The new Security Minister Oscar Alvarez announced the intentions of the new government: “Beginning on January 27, we are going to pull the delinquents out of their beds while they sleep.”
Washington has a history of training Honduras’ military officers and providing for the country’s military equipment. In fact at least two of the six coup plotters charged by the Honduran Supreme Court in early January are graduates of the U.S. School of the Americas.
Obama has been careful to avoid describing the June 28th coup as a military coup — because that would have triggered a cutoff of military aid. Although there were various statements about cutting off non-military aid, in fact most money allocated for 2009 remained in the pipeline.
U.S. Undersecretary for Hemispheric Affairs Thomas Shannon oversaw the Tegucigalpa agreements, signed October 30 by the Zelaya and Micheletti commissions.
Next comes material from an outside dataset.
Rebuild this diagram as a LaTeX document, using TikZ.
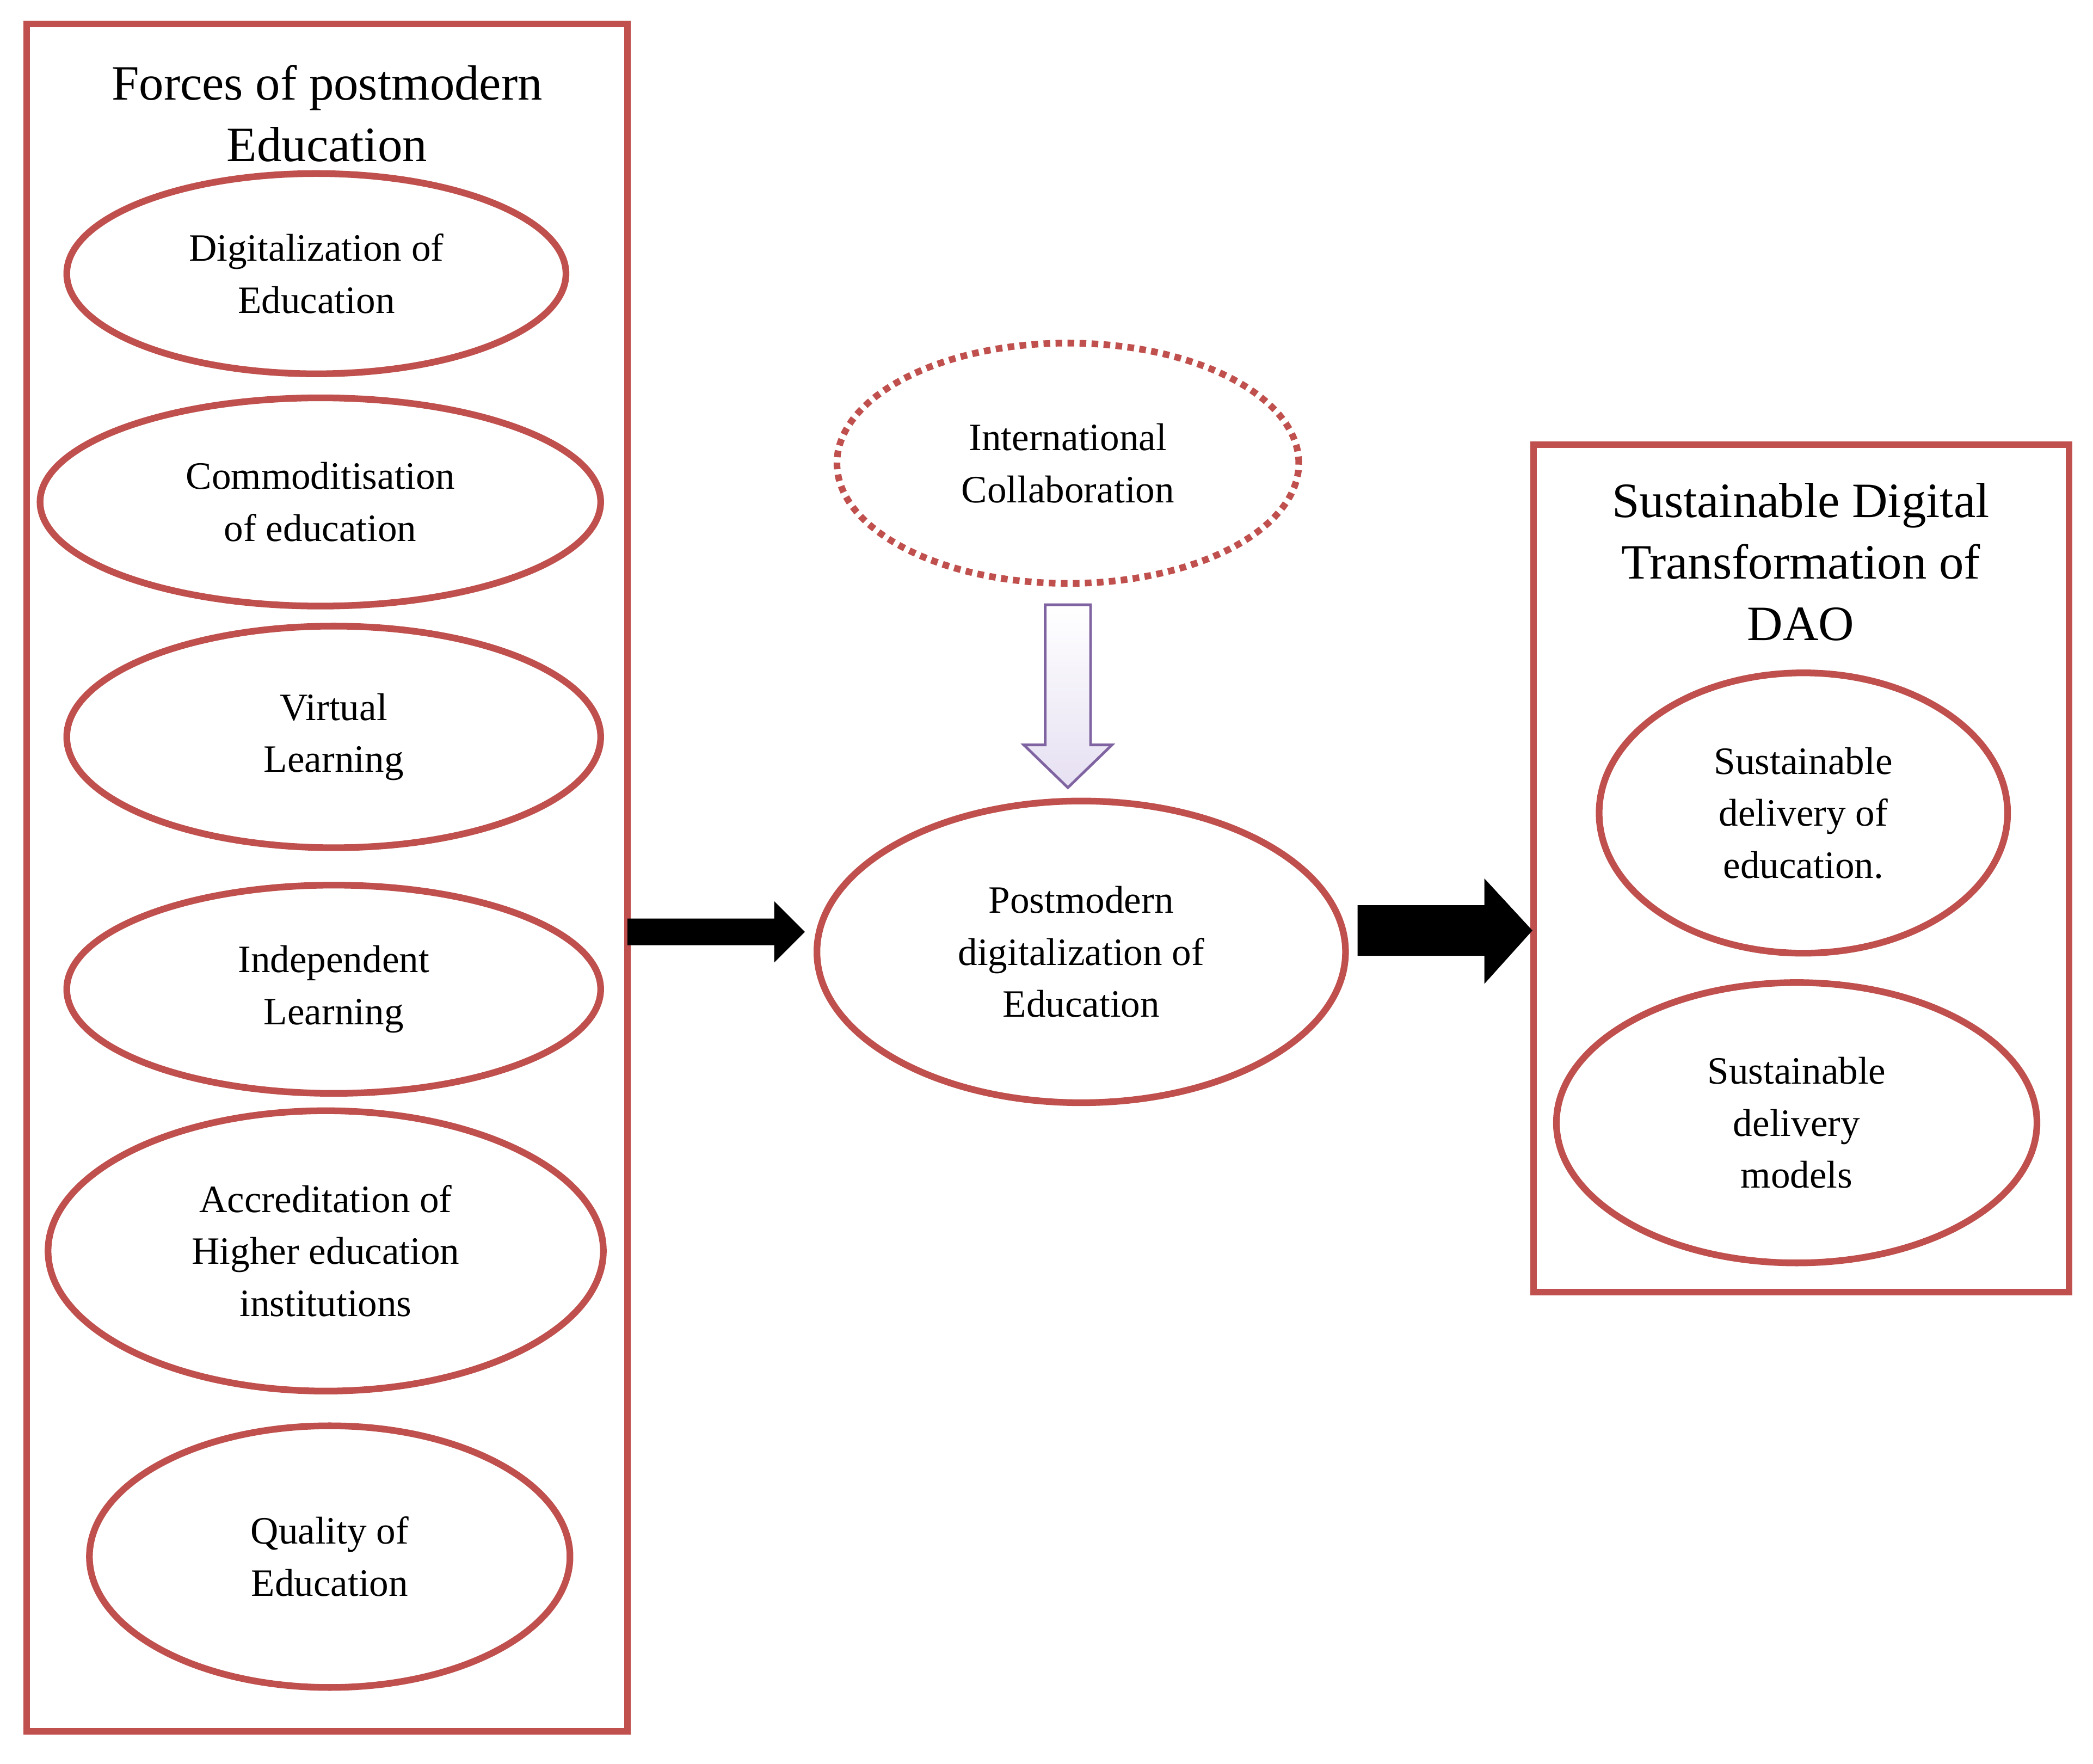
\documentclass[tikz,border=0pt]{standalone}
\usepackage{fontspec}
\setmainfont{Liberation Serif}
\usetikzlibrary{shapes.geometric}
\definecolor{rd}{HTML}{C0504D}
\definecolor{pu}{HTML}{8064A2}
\definecolor{lpu}{HTML}{E6E0F2}
\begin{document}
\begin{tikzpicture}[x=1pt,y=-1pt,
 el/.style={ellipse,draw=rd,line width=5pt,align=center,inner sep=0pt,font=\fontsize{29}{39}\selectfont},
 box/.style={draw=rd,line width=5pt},
 ttl/.style={align=center,font=\fontsize{37}{46}\selectfont}]
\useasboundingbox (0,0) rectangle (1568,1321);
\fill[white] (0,0) rectangle (1568,1321);
\draw[box] (20,18) rectangle (470,1297);
\node[ttl] (t1) at (245,85) {Forces of postmodern\\Education};
\node[el,minimum width=374,minimum height=150] (e1) at (237,205) {Digitalization of\\Education};
\node[el,minimum width=420,minimum height=156] (e2) at (240,376) {Commoditisation\\of education};
\node[el,minimum width=400,minimum height=166] (e3) at (250,552) {Virtual\\Learning};
\node[el,minimum width=400,minimum height=156] (e4) at (250,741) {Independent\\Learning};
\node[el,minimum width=416,minimum height=210] (e5) at (244,937) {Accreditation of\\Higher education\\institutions};
\node[el,minimum width=360,minimum height=196] (e6) at (247,1166) {Quality of\\Education};
\node[el,dash pattern=on 5pt off 4pt,minimum width=346,minimum height=180] (ic) at (800,347) {International\\Collaboration};
\node[el,minimum width=396,minimum height=226] (pm) at (810,713) {Postmodern\\digitalization of\\Education};
\draw[box] (1149,333) rectangle (1550,968);
\node[ttl] (t2) at (1349,421) {Sustainable Digital\\Transformation of\\DAO};
\node[el,minimum width=306,minimum height=210] (s1) at (1351,609) {Sustainable\\delivery of\\education.};
\node[el,minimum width=360,minimum height=210] (s2) at (1346,841) {Sustainable\\delivery\\models};
% purple block arrow
\draw[pu,line width=2pt,left color=white,right color=lpu,shading angle=0]
 (783,453) -- (817,453) -- (817,558) -- (833,558) -- (800,590) -- (767,558) -- (783,558) -- cycle;
% black block arrows
\fill[black] (470,688) -- (580,688) -- (580,675) -- (603,698) -- (580,721) -- (580,708) -- (470,708) -- cycle;
\fill[black] (1017,678) -- (1112,678) -- (1112,658) -- (1148,697) -- (1112,737) -- (1112,716) -- (1017,716) -- cycle;
\end{tikzpicture}
\end{document}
Providing a mechanism for Zelaya’s reinstatement, the agreement fell apart within the week as the Honduran Congress and Supreme Court let the time run out.
Shortly afterward Washington announced it would support the upcoming November elections, pulling the rug out from under those governments attempting to isolate the coup plotters. Praising the election as “credible,” Washington then paved the way for other countries to certify the election as clean. So far Colombia, Panama, Peru and Costa Rico have.
On January 29, Porfirio “Pepe” Lobo of the Nationalist Party was inaugurated president. For Obama, as for the coup leaders, the storm has been weathered. The charges against the six coup plotters were quickly squashed — a fitting close to Washington’s first post-Cold War coup.